When something in life isn't working, most of us look outward first, hoping the answer is out there. It makes sense, and it can bring relief for a while. But the thing underneath usually sits closer to home, somewhere in us, and that can be the last place we want to look.
The other way is quieter, and harder: to turn toward what's actually going on in you, and to stay with it.
That's hard to do on your own. Left to ourselves, we're good at looking away at the last moment, at talking ourselves out of what matters. We clog our ears with podcasts and audiobooks in every spare moment, so we never have to sit with our own inner experience. Another person can change that: someone who listens closely, who won't rush to fix you or tell you what to do, and who can stay with you while you look at what you'd rather avoid.
So what is coaching?
Coaching isn't advice, and it isn't me handing you a method to follow. Methods, guides, and how-tos are everywhere you turn, and you can find endless versions of them. This is different. Here, you're the one in the driver's seat. For one hour a week, you make a commitment: to look inward, to speak truthfully, and to work through the sources of your suffering.

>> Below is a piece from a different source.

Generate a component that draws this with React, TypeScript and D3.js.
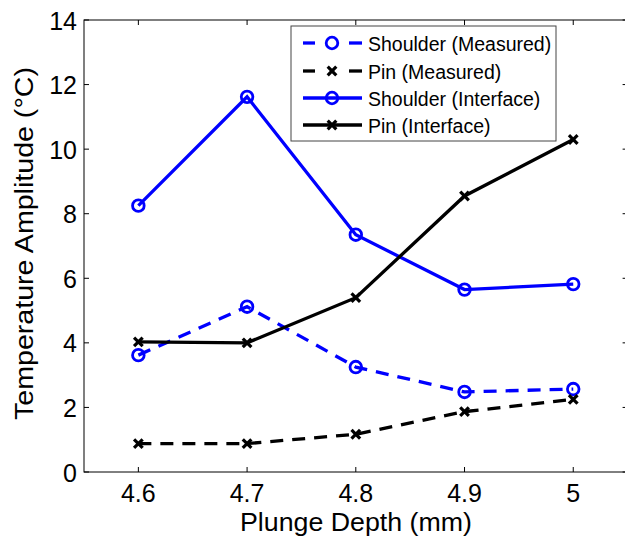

My part is a certain kind of attention. The psychologist Carl Rogers described it better than I can. He was writing about therapy, but it's the same spirit:
“Entering the private perceptual world of the other and becoming thoroughly at home in it. Moving about in it delicately, without making judgments.”
Carl Rogers
That's what I try to offer: a companion in your own world, seeing it with you through fresh eyes. And not a blank wall — when I see something, I'll say it plainly. What you make of it stays yours.